Example images from the MNIST dataset <>

An autoencoder is a type of feed-forward neural net that has an output layer with the same dimensionality as the input, and its target output is equal to the input. Autoencoders can be used to extract some higher level features from an input signal, and perform dimensionality reduction while retaining as much important information as possible. One variant is the de-noising autoencoder, in which cases we stochastically dropout parts of the input signal at training time, but use the unaltered input in the loss function. In the specific case of digit recognition, we could set some random set of pixels of each training image to 0, but then expect the autoencoder to output the original image. Theoretically pre-training each hidden layer of a feed-forward network as the hidden layer of a de-noising autoencoder could help get a good initial state for more effective training using gradient descent.
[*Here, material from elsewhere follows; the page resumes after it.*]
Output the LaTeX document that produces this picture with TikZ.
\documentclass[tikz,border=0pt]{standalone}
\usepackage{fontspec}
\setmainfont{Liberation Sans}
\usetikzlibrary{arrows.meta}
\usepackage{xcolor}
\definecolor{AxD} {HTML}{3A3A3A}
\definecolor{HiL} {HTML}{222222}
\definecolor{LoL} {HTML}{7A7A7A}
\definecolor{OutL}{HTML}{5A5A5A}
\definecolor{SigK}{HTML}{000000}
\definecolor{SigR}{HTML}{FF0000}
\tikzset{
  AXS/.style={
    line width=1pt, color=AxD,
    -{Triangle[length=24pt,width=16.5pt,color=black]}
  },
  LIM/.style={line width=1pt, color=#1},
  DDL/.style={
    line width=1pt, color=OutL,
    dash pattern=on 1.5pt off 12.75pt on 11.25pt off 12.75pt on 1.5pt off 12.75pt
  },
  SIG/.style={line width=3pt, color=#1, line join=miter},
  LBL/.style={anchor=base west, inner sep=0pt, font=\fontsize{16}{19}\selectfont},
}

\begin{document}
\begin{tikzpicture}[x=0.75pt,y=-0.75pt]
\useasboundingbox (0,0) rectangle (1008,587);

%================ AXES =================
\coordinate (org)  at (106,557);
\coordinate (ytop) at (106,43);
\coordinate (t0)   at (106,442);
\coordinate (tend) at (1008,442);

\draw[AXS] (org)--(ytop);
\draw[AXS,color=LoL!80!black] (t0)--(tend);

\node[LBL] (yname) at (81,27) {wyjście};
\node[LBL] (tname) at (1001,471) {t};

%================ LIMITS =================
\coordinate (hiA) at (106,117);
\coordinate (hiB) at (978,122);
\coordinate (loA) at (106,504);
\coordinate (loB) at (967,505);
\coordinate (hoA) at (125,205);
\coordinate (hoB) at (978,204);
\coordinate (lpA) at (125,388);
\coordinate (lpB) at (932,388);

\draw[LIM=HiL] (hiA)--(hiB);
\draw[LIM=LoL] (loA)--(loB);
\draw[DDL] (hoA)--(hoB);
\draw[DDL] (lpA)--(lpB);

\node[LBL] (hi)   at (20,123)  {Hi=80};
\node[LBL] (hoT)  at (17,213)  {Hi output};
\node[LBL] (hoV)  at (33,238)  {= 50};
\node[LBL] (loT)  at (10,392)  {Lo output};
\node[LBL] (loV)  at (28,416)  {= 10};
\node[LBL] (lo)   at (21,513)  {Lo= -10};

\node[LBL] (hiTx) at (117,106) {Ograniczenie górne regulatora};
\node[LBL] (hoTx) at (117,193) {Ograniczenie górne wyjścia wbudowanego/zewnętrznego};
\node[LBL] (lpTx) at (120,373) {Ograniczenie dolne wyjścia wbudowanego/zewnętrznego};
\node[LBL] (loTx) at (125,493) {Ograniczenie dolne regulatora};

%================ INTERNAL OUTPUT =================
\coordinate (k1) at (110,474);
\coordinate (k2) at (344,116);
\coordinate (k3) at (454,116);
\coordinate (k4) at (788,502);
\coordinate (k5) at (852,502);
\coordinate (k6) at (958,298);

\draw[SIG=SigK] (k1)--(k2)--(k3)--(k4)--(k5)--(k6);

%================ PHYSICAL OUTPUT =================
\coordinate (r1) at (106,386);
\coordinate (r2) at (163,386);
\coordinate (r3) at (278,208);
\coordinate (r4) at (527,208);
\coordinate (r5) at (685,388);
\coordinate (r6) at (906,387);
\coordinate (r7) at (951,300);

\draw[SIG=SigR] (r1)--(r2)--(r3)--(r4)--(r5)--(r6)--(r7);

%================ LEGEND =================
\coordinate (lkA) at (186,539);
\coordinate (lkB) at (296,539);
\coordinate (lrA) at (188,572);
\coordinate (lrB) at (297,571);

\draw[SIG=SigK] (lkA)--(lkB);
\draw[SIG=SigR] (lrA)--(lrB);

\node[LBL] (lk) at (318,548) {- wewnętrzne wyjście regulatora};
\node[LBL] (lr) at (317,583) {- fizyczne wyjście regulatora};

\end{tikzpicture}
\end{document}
Below is an example of the performance of a trained autoencoder with a single hidden layer. Around 0.35 of the input pixels are dropped during training, and the hidden layer is half the size of the input layer. As can be seen, the network does a good job of reconstructing the input despite the dropped information and layer bottleneck.

Input image <>

Reconstructed image <>

Generating Training Data

Having lots of training data is good, but is not always possible. In the MNIST dataset we have 60,000 training samples, and 10,000 test samples. For a moderately sized neural network this is not that much training data. Fortunately, we can fairly easily generate new training data from the existing images. If we assume that rotating a digit image by up to +-10 degrees and translating by up to 10% of the image size does not change the fundamental “appearance” of the digit (ie: what digit it should be recognised as), then we can generate loads of new training data. I used the OpenCV image library for convenience, and I ended up generating 5 additional random images for each baseline training image using small random rotations and translations. This yields a total of 300,000 training images, which ends up helping the accuracy of the trained neural network significantly. There are other more complex transformations that I could have used (eg: elastic distortions), but I couldn’t be bothered :-)

End Result

So the end result of trying several of the above mentioned improvements was both surprising and satisfying. It was surprising because using a denoising autoencoder pre-training step did not really improve the accuracy of the final neural network when using the tanh activation function (but it did help when using the logistic function). Having said that, the ReLU function network ended up working the best (with no pre-training). Below are the results for the three different approches, showing the network loss vs time, and network performance on the test dataset vs time. I truncated the first few iterations for the test error graph to better show the relative performance of the approaches (otherwise the difference gets lost due to scaling of the y-axis). The headline error rate achieved is 0.9% by the Rectified Linear Unit network, with a 784 -> 784 -> 392 -> 196 -> 10 network (3 hidden layers). The other networks (tanh activation with and without autoencoder pre-training) achieved slightly higher error rates, but still under 1%.

Network Loss <>

Network Loss <>

The code for this can be found on GitHub

Summary of lessons learned

  • Choice of activation function matters greatly;
  • Softmax output is better than logistic for this class of problem;
  • Autoencoders are neat, but don’t provide much benefit for pre-training the network;
  • Deep ReLU networks are possible to train with a good learning policy;
  • Dropout regularization works great at avoiding overfitting;
  • Having good learning data and lots of it is important;
  • It turns out pre-training to handle deep networks is no longer considered necessary. The ReLU function which doesn’t suffer from vanishing gradient so much and improved descent algorithms seem to make deep nets tractable.

I think I’m going to leave this problem alone for a little while, but will come back to it when I look into Deep Belief Networks and RBMs.

The code for this can be found on GitHub: here (warning: code is experimental and may be slightly messy).